Les attaques de ravageurs restent le principal fléau de la culture de moutarde. « En colza également mais pour celui-ci, l’une des parades consiste à anticiper les semis pour que les plantes soient assez vigoureuses quand attaquent les premiers insectes, explique Jérôme Gervais. Mais avec la moutarde, cette stratégie n’est pas possible. Semées trop tôt, les plantes risqueraient de fleurir avant l’hiver ! Et côté chimie, aucune solution insecticide n’est homologuée sur moutarde. En moyenne, le rendement attendu oscille entre 1,7 et 1,8 tonne/hectare , soit moitié moins qu’un colza. Mais ces trois dernières années, nous étions plutôt aux alentours de 1,1 t/ha. D’où la nécessité d’avoir des prix rémunérateurs pour décider les producteurs à opter pour la moutarde plutôt que pour le colza. En moyenne, la marge attendue pour une moutarde est supérieure de 20 % à celle d’un colza. » 

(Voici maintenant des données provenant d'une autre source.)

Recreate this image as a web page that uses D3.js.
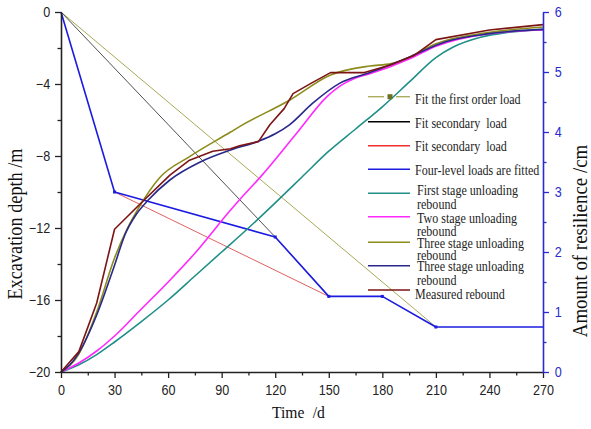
<!DOCTYPE html>
<html>
<head>
<meta charset="utf-8">
<script src="https://cdn.jsdelivr.net/npm/d3@7"></script>
<style>
body{margin:0;background:#fff;}
svg{display:block;}
</style>
</head>
<body>
<svg id="chart" width="591" height="429"></svg>
<script>
// depth lines (left axis, m)
const fitFirst = [[0, 0], [210, -17.5]];
const fitSecondBlack = [[0, 0], [120, -12.5], [150, -15.8]];
const fitSecondRed = [[30, -10], [150, -15.8]];
const fourLevel = [[0, 0], [30, -10], [120, -12.5], [150, -15.8], [180, -15.8], [210, -17.5], [270, -17.5]];

// rebound curves (right axis, cm)
const firstStage = [[0,0],[10,0.12],[20,0.29],[30,0.5],[45,0.84],[60,1.2],[75,1.6],[90,2.0],[105,2.4],[120,2.82],[135,3.25],[150,3.68],[165,4.05],[180,4.42],[195,4.83],[210,5.24],[220,5.42],[235,5.58],[250,5.66],[270,5.71]];
const twoStage = [[0,0],[10,0.15],[20,0.35],[30,0.6],[45,1.05],[61,1.53],[75,1.98],[95,2.7],[100,2.87],[112,3.26],[132,3.98],[149,4.59],[156,4.76],[165,4.9],[173,4.97],[196,5.23],[210,5.43],[240,5.64],[270,5.7]];
const threeStageA = [[0,0],[10,0.3],[20,1.0],[30,1.9],[37,2.38],[44,2.76],[55,3.23],[72,3.59],[95,4.0],[100,4.09],[128,4.53],[151,4.95],[173,5.1],[185,5.14],[196,5.26],[210,5.47],[240,5.66],[270,5.75]];
const threeStageB = [[0,0],[5,0.12],[10,0.32],[20,0.95],[30,1.78],[36,2.3],[42,2.62],[49,2.87],[61,3.2],[78,3.5],[95,3.7],[110,3.84],[120,3.97],[128,4.12],[141,4.48],[156,4.81],[173,4.99],[196,5.26],[215,5.5],[240,5.64],[270,5.71]];
const measured = [[0,0],[10,0.34],[20,1.15],[30,2.38],[45,2.82],[61,3.28],[72,3.53],[85,3.68],[95,3.72],[100,3.77],[110.6,3.84],[117,4.12],[125,4.39],[130,4.64],[140,4.81],[151,4.99],[170,4.99],[185,5.12],[198,5.28],[210,5.54],[240,5.7],[270,5.79]];

const xTicks = [0, 30, 60, 90, 120, 150, 180, 210, 240, 270];
const xMinor = [15, 45, 75, 105, 135, 165, 195, 225, 255];
const yLeftTicks = [-20, -16, -12, -8, -4, 0];
const yLeftMinor = [-18, -14, -10, -6, -2];
const yRightTicks = [0, 1, 2, 3, 4, 5, 6];
const yRightMinor = [0.5, 1.5, 2.5, 3.5, 4.5, 5.5];

const legendLabels = [
	["Fit the first order load"],
	["Fit secondary  load"],
	["Fit secondary  load"],
	["Four-level loads are fitted"],
	["First stage unloading", "rebound"],
	["Two stage unloading", "rebound"],
	["Three stage unloading", "rebound"],
	["Three stage unloading", "rebound"],
	["Measured rebound"]
];

const AXIS_BLUE = "#2a2ad0";
const SERIF = "'Liberation Serif','Times New Roman',serif";
const SANS = "'Liberation Sans',Arial,sans-serif";

const svg = d3.select("#chart");

const x = d3.scaleLinear().domain([0, 270]).range([61, 543]);
const yL = d3.scaleLinear().domain([-20, 0]).range([372, 12]);
const yR = d3.scaleLinear().domain([0, 6]).range([372, 12]);

const lineL = d3.line().x(d => x(d[0])).y(d => yL(d[1]));
const lineR = d3.line().x(d => x(d[0])).y(d => yR(d[1])).curve(d3.curveMonotoneX);
const lineRStraight = d3.line().x(d => x(d[0])).y(d => yR(d[1]));

// series styles
const series = [
	{data: fitFirst, axis: "L", color: "#a8a858", width: 1},
	{data: fitSecondBlack, axis: "L", color: "#505050", width: 1},
	{data: fitSecondRed, axis: "L", color: "#e06060", width: 1},
	{data: fourLevel, axis: "L", color: "#1c1ce0", width: 1.6, marks: true},
	{data: firstStage, axis: "R", color: "#1f8f88", width: 1.6},
	{data: twoStage, axis: "R", color: "#ff28ff", width: 1.6},
	{data: threeStageA, axis: "R", color: "#8c8c1c", width: 1.6},
	{data: threeStageB, axis: "R", color: "#28288c", width: 1.6},
	{data: measured, axis: "R", color: "#7c1414", width: 1.6, straight: true}
];

const plot = svg.append("g");
series.forEach(s => {
	let gen = s.axis == "L" ? lineL : (s.straight ? lineRStraight : lineR);
	plot.append("path")
		.datum(s.data)
		.attr("fill", "none")
		.attr("stroke", s.color)
		.attr("stroke-width", s.width)
		.attr("stroke-linejoin", "round")
		.attr("d", gen);
	if(s.marks){
		plot.selectAll(null)
			.data(s.data.slice(1, -1))
			.enter().append("rect")
			.attr("x", d => x(d[0]) - 1.5)
			.attr("y", d => yL(d[1]) - 1.5)
			.attr("width", 3)
			.attr("height", 3)
			.attr("fill", s.color);
	}
});

function styleAxis(g, color, squeeze){
	g.select(".domain").attr("stroke", color).attr("stroke-width", 1.6);
	g.selectAll(".tick line").attr("stroke", color).attr("stroke-width", 1.3);
	g.selectAll(".tick text")
		.attr("fill", color)
		.style("font-family", SANS)
		.style("font-size", "14px")
		.attr("transform", "scale(" + squeeze + ",1)");
}

// bottom axis
let gx = svg.append("g").attr("transform", "translate(0,372)")
	.call(d3.axisBottom(x).tickValues(xTicks).tickSize(6).tickPadding(7).tickSizeOuter(0));
styleAxis(gx, "#222", 0.9);
let gxm = svg.append("g").attr("transform", "translate(0,372)")
	.call(d3.axisBottom(x).tickValues(xMinor).tickSize(3.5).tickFormat(""));
gxm.select(".domain").remove();
gxm.selectAll(".tick line").attr("stroke", "#222").attr("stroke-width", 1.3);

// left axis
let gl = svg.append("g").attr("transform", "translate(61,0)")
	.call(d3.axisLeft(yL).tickValues(yLeftTicks).tickSize(6).tickPadding(6).tickSizeOuter(0));
styleAxis(gl, "#222", 0.9);
let glm = svg.append("g").attr("transform", "translate(61,0)")
	.call(d3.axisLeft(yL).tickValues(yLeftMinor).tickSize(3.5).tickFormat(""));
glm.select(".domain").remove();
glm.selectAll(".tick line").attr("stroke", "#222").attr("stroke-width", 1.3);

// right axis
let gr = svg.append("g").attr("transform", "translate(543,0)")
	.call(d3.axisRight(yR).tickValues(yRightTicks).tickFormat(d3.format("d")).tickSize(6).tickPadding(7).tickSizeOuter(0));
styleAxis(gr, AXIS_BLUE, 0.9);
let grm = svg.append("g").attr("transform", "translate(543,0)")
	.call(d3.axisRight(yR).tickValues(yRightMinor).tickSize(3.5).tickFormat(""));
grm.select(".domain").remove();
grm.selectAll(".tick line").attr("stroke", AXIS_BLUE).attr("stroke-width", 1.3);

// axis titles
svg.append("text")
	.attr("transform", "translate(21.5,224) rotate(-90) scale(0.87,1)")
	.attr("text-anchor", "middle")
	.style("font-family", SERIF)
	.style("font-size", "21px")
	.attr("fill", "#111")
	.text("Excavation depth /m");

svg.append("text")
	.attr("transform", "translate(587,241) rotate(-90) scale(0.9,1)")
	.attr("text-anchor", "middle")
	.style("font-family", SERIF)
	.style("font-size", "21px")
	.attr("fill", "#111")
	.text("Amount of resilience /cm");

let tt = svg.append("text")
	.attr("transform", "translate(272,418) scale(0.92,1)")
	.style("font-family", SERIF)
	.style("font-size", "17px")
	.attr("fill", "#111");
tt.append("tspan").text("Time");
tt.append("tspan").attr("dx", 9).text("/d");

// legend
const legendLineY = [96.7, 121.7, 145.7, 169.3, 193.3, 216.7, 242.3, 265.7, 290];
const legendTextY = [[99], [123.3], [146.7], [170], [190, 204], [218.3, 231.7], [243.3, 255], [266.7, 280], [294.3]];

const legend = svg.append("g");
series.forEach((s, i) => {
	let ly = legendLineY[i];
	if(i == 0){
		legend.append("line").attr("x1", 368).attr("x2", 384).attr("y1", ly).attr("y2", ly)
			.attr("stroke", s.color).attr("stroke-width", 1.3);
		legend.append("line").attr("x1", 396).attr("x2", 410).attr("y1", ly).attr("y2", ly)
			.attr("stroke", s.color).attr("stroke-width", 1.3);
		legend.append("rect").attr("x", 387.5).attr("y", ly - 2.5).attr("width", 5).attr("height", 5)
			.attr("fill", "#707020");
	} else {
		let col = s.color;
		if(i == 1) col = "#000";
		if(i == 2) col = "#f03030";
		legend.append("line").attr("x1", 368).attr("x2", 410).attr("y1", ly).attr("y2", ly)
			.attr("stroke", col).attr("stroke-width", 1.6);
	}
	legendLabels[i].forEach((t, j) => {
		let tx = legendLabels[i].length > 1 ? 417 : 415;
		legend.append("text")
			.attr("transform", "translate(" + tx + "," + (legendTextY[i][j] + 4.6) + ") scale(0.86,1)")
			.attr("xml:space", "preserve")
			.style("white-space", "pre")
			.style("font-family", SERIF)
			.style("font-size", "14px")
			.attr("fill", "#222")
			.text(t);
	});
});
</script>
</body>
</html>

La moutarde, un anti-limaces pour les blés

La moutarde possède malgré tout certains atouts indéniables. « Elle constitue par exemple, dans les blés implantés après elle, un excellent repoussoir pour les limaces, poursuit-il. Ces ravageurs n’apprécient pas le goût piquant de leurs feuilles. S’alimentant moins bien, elles finissent par quitter la parcelle ou mourir. Pour les agriculteurs, opter pour la moutarde permet aussi d’étaler les travaux dans les champs : les semis s’effectuant entre ceux de colza et des céréales. Quant à la récolte, la moutarde ne s’égrène pas, contrairement au colza. Un autre avantage à prendre en compte. » 
Les moutardiers bourguignons ont, chaque année, besoin de 30 000 tonnes de graines. Les hectares implantés cet automne devraient, si tout va bien, permettre de produire près de 15 000 tonnes. « Il existe encore une marge de progression en termes de surfaces, concède Jérôme Gervais : de 15 à 20 %. Mais pas plus car les moutardiers préfèrent conserver plusieurs sources d’approvisionnement, dans différents pays, pour sécuriser leurs tonnages. » Donc, si tout va bien , la moutarde devrait dès l’an prochain faire sa réapparition sur les étals. Ouvrez l’œil ! Une grande partie des pots devrait désormais être estampillée « made in France ».  

Carole Loiseau
 

-    Les surfaces sont passées de 4 000 hectares en 2021 à 10 000 hectares en 2022.
-    La Bourgogne accueille 95 % des hectares produits sur le territoire.
-    Densité de semis : 2 kg/hectare.
-    Rendement moyen : 1,8 tonne/hectare.
-    Les agriculteurs ont le choix entre six variétés de moutarde noire qui se différencient par leur précocité, leur caractéristique culinaire (plus ou moins piquante) et leur sensibilité aux insectes.